Esta interrogante, sin embargo, trasciende a la sociedad estadounidense y, por sus implicaciones, clama a la conciencia de todas y todos nosotros en el resto del mundo. Es que la crisis sistémica del capitalismo, y cuya profundización presenciamos a diario, es también la crisis del imperialismo noratlántico (EE.UU+UE+OTAN, su brazo armado), una inmensa maquinaria de poder -la más grande y peligrosa que ha existido en la historia humana- que se despliega a escala global en varios frentes: estimula un aumento creciente del gasto militar mundial -43% del cual corresponde a EE.UU-; lanza guerras de rapiña para la conquista de territorios geoestratégicos claves y asegurarse el control de recursos naturales (apenas unas semanas después del asesinato de Gadafi en Libia, la transnacional española Repsol ya reinició sus explotaciones petroleras); coloniza el sistema financiero y productivo internacional (147 empresas controlan el 40% de los ingresos totales de la red transnacional de negocios), y desde allí somete a los países pobres, impone gobiernos y tutela democracias mínimas, cada vez menos representativas y más vacías de contenido político y popular, como lo atestigua Grecia en estos momentos, o la América Latina de los años 1990. Y si todo lo anterior no fuese suficiente, este aparato imperialista también apuesta al dominio ideológico y la conquista de “los corazones y las mentes” de la opinión pública mundial, gracias al dominio de los medios de comunicación de masas, las nuevas tecnologías de la información y las industrias culturales.
Tratándose de un aparato imperialista tan sofisticado como destructivo, su impacto civilizatorio, en consecuencia, afecta a todo planeta. Esto, sin ser una novedad, sí adquiere hoy dimensiones de auténtica catástrofe: en lo social y económico, mientras se llevan adelante planes de rescate de bancos y deudas con grandes acreedores, datos de la Organización Internacional del Trabajo (OIT) demuestran que el desempleo en el mundo afecta a 200 millones de personas –un nivel inédito en la historia-, y en el caso del desempleo juvenil, se estima en 80 millones de personas. Esto sin considerar que, como explica Juan Somavía, director de la OIT, “millones de trabajadores tienen trabajos sólo de tiempo parcial porque carecen de una alternativa mejor”, una problemática que en conjunto alimenta “la percepción de que algunos bancos son demasiado grandes para fracasar y algunas personas son demasiado pequeñas para ser tomadas en cuenta”.

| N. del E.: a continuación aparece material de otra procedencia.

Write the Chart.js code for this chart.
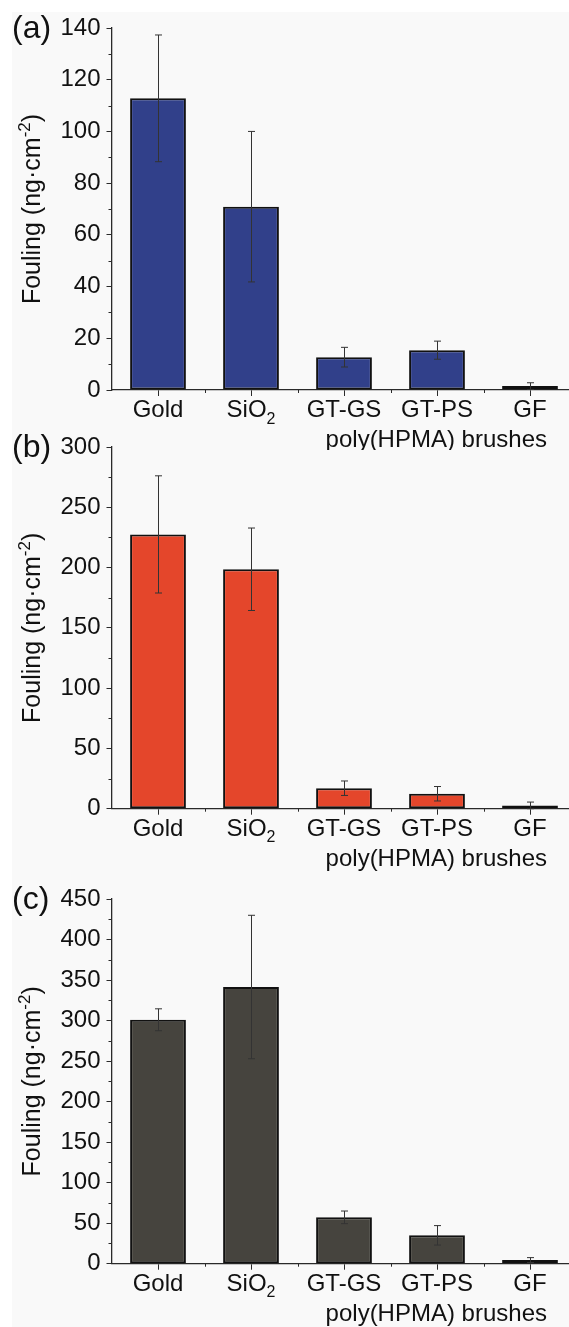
<!DOCTYPE html>
<html>
<head>
<meta charset="utf-8">
<script src="https://cdn.jsdelivr.net/npm/chart.js@4"></script>
<style>
  html, body { margin: 0; padding: 0; background: #fff; }
  #figure { position: relative; width: 569px; height: 1327px; overflow: hidden; background: #fff; }
  #paper { position: absolute; left: 12px; top: 12px; right: 0; bottom: 0; background: #f9f9f9; }
  canvas { position: absolute; left: 0; }
</style>
</head>
<body>
<div id="figure">
  <div id="paper"></div>
  <canvas id="chart-a" width="600" height="450" style="top:0px"></canvas>
  <canvas id="chart-b" width="600" height="460" style="top:420px"></canvas>
  <canvas id="chart-c" width="600" height="457" style="top:870px"></canvas>
</div>
<script>
// Surfaces (x categories)
const categories = ['Gold', 'SiO₂', 'GT-GS', 'GT-PS', 'GF'];

// (a) fouling and error, ng/cm2
const foulingA = [112.8, 70.9, 12.7, 15.4, 1.5];
const errorA = [24.5, 29.1, 3.8, 3.5, 1.3];

// (b)
const foulingB = [227.5, 198.6, 17.0, 12.4, 2.7];
const errorB = [48.6, 34.2, 6.0, 6.0, 2.8];

// (c)
const foulingC = [301.0, 341.4, 57.2, 35.0, 4.5];
const errorC = [13.5, 88.5, 7.8, 12.0, 3.0];

const yMaxA = 140, yStepA = 20;
const yMaxB = 300, yStepB = 50;
const yMaxC = 450, yStepC = 50;

const yTitle = 'Fouling (ng·cm⁻²)';
const groupLabel = 'poly(HPMA) brushes';

const FONT = '"Liberation Sans", Arial, sans-serif';
const INK = '#111';
const AXIS = '#2a2a2a';
const LABEL_SIZE = 24;

// draws text where ₂ becomes a subscript and ⁻² a superscript
function drawRich(ctx, text, x, y, size, align) {
    const parts = [];
    const re = /(⁻²|₂)/g;
    let last = 0, m;
    while ((m = re.exec(text)) !== null) {
        if (m.index > last) parts.push({ t: text.slice(last, m.index), k: 'n' });
        parts.push(m[0] === '₂' ? { t: '2', k: 'sub' } : { t: '-2', k: 'sup' });
        last = m.index + m[0].length;
    }
    if (last < text.length) parts.push({ t: text.slice(last), k: 'n' });

    const small = Math.round(size * 0.68);
    let total = 0;
    parts.forEach(p => {
        ctx.font = (p.k === 'n' ? size : small) + 'px ' + FONT;
        p.w = ctx.measureText(p.t).width;
        total += p.w;
    });
    let cx = x;
    if (align === 'center') cx = x - total / 2;
    if (align === 'right') cx = x - total;
    ctx.textAlign = 'left';
    ctx.textBaseline = 'alphabetic';
    parts.forEach(p => {
        ctx.font = (p.k === 'n' ? size : small) + 'px ' + FONT;
        let dy = 0;
        if (p.k === 'sub') dy = size * 0.28;
        if (p.k === 'sup') dy = -size * 0.4;
        ctx.fillText(p.t, cx, y + dy);
        cx += p.w;
    });
}

const figureExtras = {
    id: 'figureExtras',
    afterDatasetsDraw(chart, args, opts) {
        const ctx = chart.ctx;
        const yScale = chart.scales.y;
        const meta = chart.getDatasetMeta(0);
        const values = chart.data.datasets[0].data;
        ctx.save();
        ctx.strokeStyle = '#333';
        ctx.lineWidth = 1;
        opts.errors.forEach((e, i) => {
            const px = Math.round(meta.data[i].x) + 0.5;
            const top = yScale.getPixelForValue(values[i] + e);
            const bot = yScale.getPixelForValue(Math.max(values[i] - e, 0));
            ctx.beginPath();
            ctx.moveTo(px, top); ctx.lineTo(px, bot);
            ctx.moveTo(px - 3.5, top); ctx.lineTo(px + 3.5, top);
            ctx.moveTo(px - 3.5, bot); ctx.lineTo(px + 3.5, bot);
            ctx.stroke();
        });
        ctx.restore();
    },
    afterDraw(chart, args, opts) {
        const ctx = chart.ctx;
        const xScale = chart.scales.x;
        const yScale = chart.scales.y;
        const area = chart.chartArea;
        ctx.save();
        ctx.strokeStyle = AXIS;
        ctx.lineWidth = 1;

        // minor y ticks between the labelled ones
        ctx.beginPath();
        for (let v = opts.step / 2; v < opts.max; v += opts.step) {
            const py = Math.round(yScale.getPixelForValue(v)) + 0.5;
            ctx.moveTo(area.left - 3, py);
            ctx.lineTo(area.left, py);
        }
        // minor x ticks on the category boundaries
        const band = (area.right - area.left) / categories.length;
        for (let k = 1; k < categories.length; k++) {
            const px = Math.round(area.left + k * band) + 0.5;
            ctx.moveTo(px, area.bottom);
            ctx.lineTo(px, area.bottom + 3);
        }
        ctx.stroke();

        ctx.fillStyle = INK;
        // category labels
        categories.forEach((c, i) => {
            drawRich(ctx, c, xScale.getPixelForValue(i), area.bottom + 27, LABEL_SIZE, 'center');
        });
        // group label under the brushes
        drawRich(ctx, groupLabel, xScale.getPixelForValue(4) + 17, area.bottom + 57, LABEL_SIZE, 'right');

        // panel letter
        ctx.font = '32px ' + FONT;
        ctx.textAlign = 'left';
        ctx.textBaseline = 'alphabetic';
        ctx.fillText(opts.letter, 12, area.top + 9.5);

        // y title, rotated
        ctx.save();
        ctx.translate(40, (area.top + area.bottom) / 2);
        ctx.rotate(-Math.PI / 2);
        drawRich(ctx, yTitle, 0, 0, 25, 'center');
        ctx.restore();

        ctx.restore();
    }
};

function makePanel(canvasId, letter, values, errors, color, yMax, yStep, chartTop, xHeight) {
    const canvas = document.getElementById(canvasId);
    return new Chart(canvas.getContext('2d'), {
        type: 'bar',
        data: {
            labels: categories,
            datasets: [{
                data: values,
                backgroundColor: color,
                borderColor: '#111',
                borderWidth: 2,
                borderSkipped: false,
                barPercentage: 0.6,
                categoryPercentage: 1.0
            }]
        },
        plugins: [figureExtras],
        options: {
            responsive: false,
            animation: false,
            layout: { padding: { top: chartTop, right: 23.5, left: 0, bottom: 0 } },
            plugins: {
                legend: { display: false },
                tooltip: { enabled: false },
                figureExtras: { letter: letter, errors: errors, max: yMax, step: yStep }
            },
            scales: {
                x: {
                    type: 'category',
                    afterFit: s => { s.height = xHeight; },
                    grid: { drawOnChartArea: false, offset: false, tickLength: 6, color: AXIS },
                    border: { display: true, color: AXIS, width: 1.3 },
                    ticks: { display: false }
                },
                y: {
                    min: 0,
                    max: yMax,
                    afterFit: s => { s.width = 111.5; },
                    grid: { drawOnChartArea: false, tickLength: 5, color: AXIS },
                    border: { display: true, color: AXIS, width: 1.3 },
                    ticks: {
                        stepSize: yStep,
                        padding: 6,
                        color: INK,
                        font: { family: FONT, size: LABEL_SIZE }
                    }
                }
            }
        }
    });
}

makePanel('chart-a', '(a)', foulingA, errorA, '#31408a', yMaxA, yStepA, 28, 60);
makePanel('chart-b', '(b)', foulingB, errorB, '#e4462b', yMaxB, yStepB, 27, 71.3);
makePanel('chart-c', '(c)', foulingC, errorC, '#46443e', yMaxC, yStepC, 29, 63.3);
</script>
</body>
</html>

Y en el ámbito de lo productivo-ambiental, como lo documenta el Índice de Capacidades Básicas 2011, elaborado por la organización Social Watch, “aunque el auge económico de la primera década de este siglo no logró impulsar los indicadores económicos, sí aceleró la destrucción ambiental”. Y si bien entre 1990 y 2000, el índice de sustentabilidad “mejoró cinco puntos (de 79 a 84), en tanto las emisiones mundiales per cápita de dióxido de carbono disminuyeron de 4,3 a 4,1 toneladas. En la primera década del siglo XXI, las emisiones mundiales aumentaron a 4,6 toneladas per cápita, pero los indicadores sociales solo subieron tres puntos” (“La paz bajo amenaza mundial”, Adital, 08-11-2011). Es decir, una avanzada del capital contra la naturaleza y el ser humano.
Esto es lo que el presidente uruguayo José Mujica, en el marco de una reunión del proyecto Unidos en la Acción de Naciones Unidas, calificó como un orden mundial -el de la globalización hegemónica- regido por gobiernos “imperiales e impositivos”. Y agregó: “Globalización no es igualdad ni justicia, hay mucho de humanidad pospuesta anhelando subirse en el tren de civilización que hemos inventado (…) Hacia el sur navega el mundo a los tumbos y necesitamos darle fuerza, de derecho y de realidad, a instituciones como las Naciones Unidas que nos puedan amparar a los débiles y respirar igualdad en un mundo de desiguales".
Y esta es la cuestión de fondo en el momento que vivimos: la encrucijada que planteara Zinn -imperio o humanidad- nos emplaza a decidir, también, entre muerte o vida; entre la opulencia y el dominio de unos pocos, o la justicia, la iguadad y la liberación de toda esa inmensa humanidad pospuesta por aquel Norte revuelto y brutal que todavía nos desprecia.